Too bad the Budapest musicians did not bring as adventuresome a program to downtown Chicago as they presented the previous week in New York. Carnegie Hall heard all three Bartok piano concertos over two nights. Only one Bartok piece, the lightweight “Hungarian Peasant Songs,” figured on Monday’s concert, with a couple of Bartok’s “Rumanian Folk Dances” thrown in as encores. Standard symphonic fare made up the rest of the agenda.
Still, there was nothing standard about the execution. The orchestra draws its personnel from a rich pool of young, homegrown talent. Women musicians are conspicuous in the ranks. In interviews, Fischer has spoken about taking the players’ creative impulses as a starting point in shaping his interpretations.
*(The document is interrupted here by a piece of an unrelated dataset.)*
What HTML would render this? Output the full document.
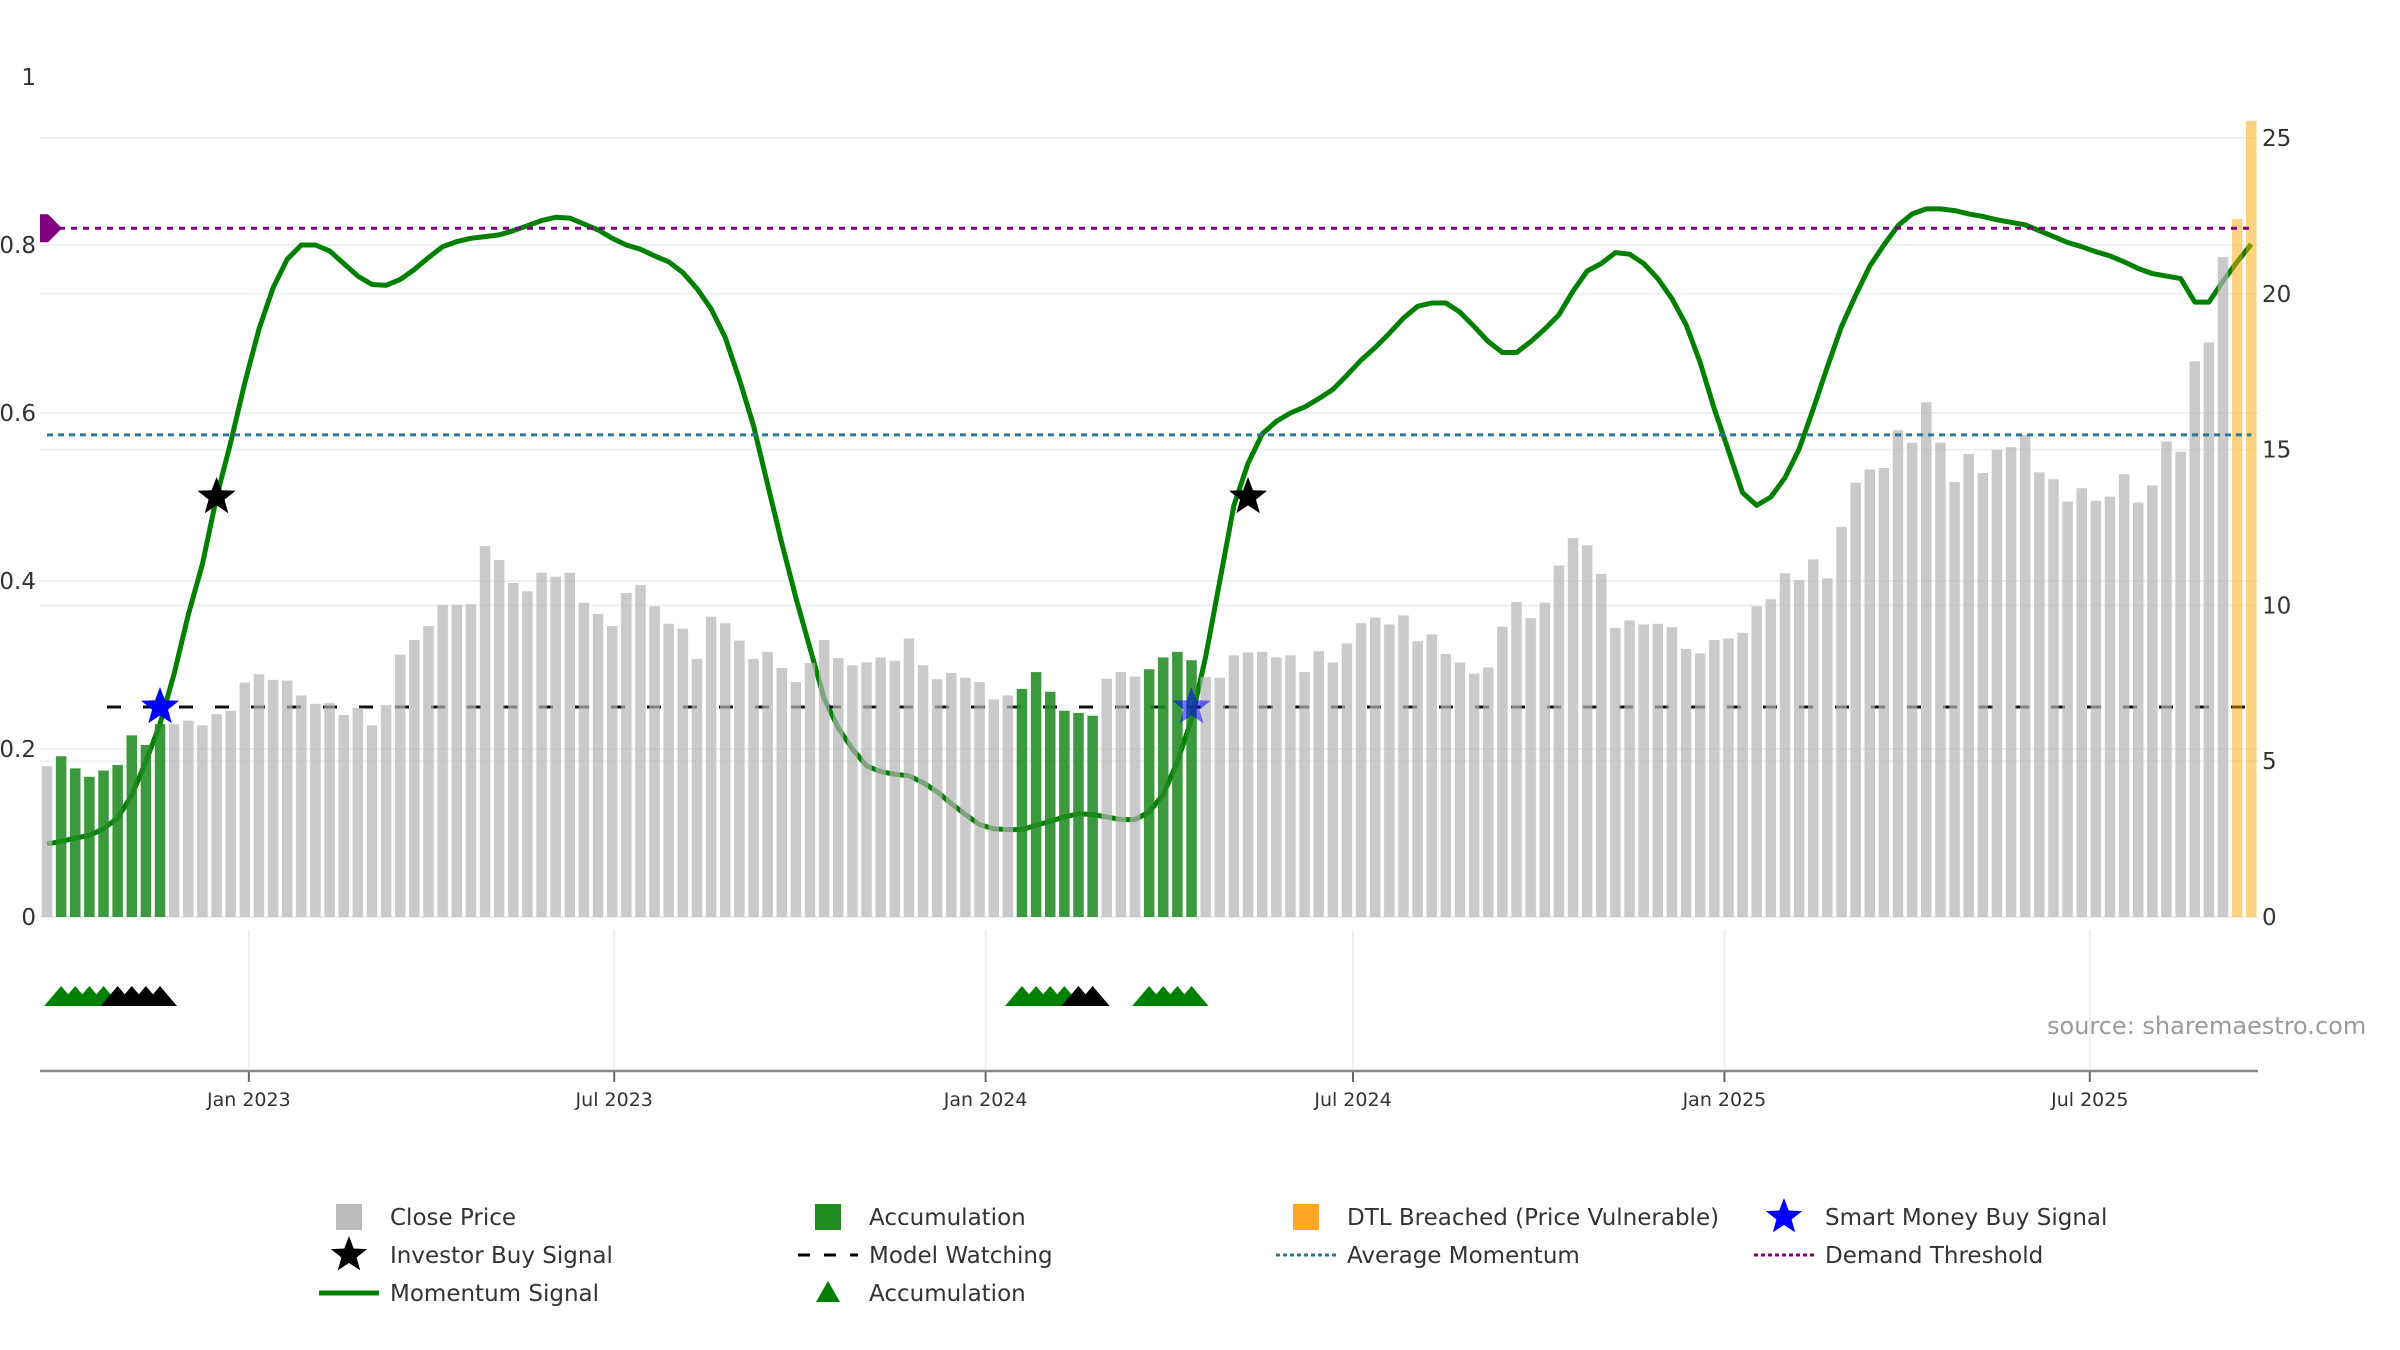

You could read the intensity of their involvement on their faces as much as through their playing.
Fischer devoted the first half to Schubert’s “Rosamunde” (or “Magic Harp”) Overture and Symphony No. 5. Both works received light, supple, relaxed readings that showed off the refinement of the strings and the graceful teamwork of the woodwinds.
For the symphony, Fischer adopted an unusual seating plan, stationing pairs of cellos and the four double basses among the other strings and woodwinds. Apparently his idea was to create a more blended string sound suggestive of orchestral chamber music. The tonal result was right for Schubert, with the forwardly-placed basses adding solidity to the harmonic foundation.
I’m not sure why the “Hungarian Peasant Songs” isn’t heard all that often, other than the fact that Bartok’s orchestral transcription of folk tunes gathered in the field adheres to a simpler style than his modernist masterpieces. It was a pleasure to hear the musicians digging into their native music with such authenticity of sound and manner. The various solo passages put the orchestra’s first-chair strengths front and center.
By contrast, Tchaikovsky’s “Romeo and Juliet” Fantasy-Overture turns up all the time in the concert hall, though seldom with such loving attention to orchestral color and atmosphere as the Budapest players brought to it. From the finely balanced woodwind chords of the opening, through the passionate love music, to the tragic final apotheosis, this reading made the Russian war horse gallop with renewed vigor.
The under-populated audience gave Fischer and his players several ovations followed by rhythmic applause. The listeners were rewarded with two contrasting encores, the hushed Entr’acte in B-flat major from Schubert’s “Rosamunde” and Bartok’s whirling “Rumanian Dances.”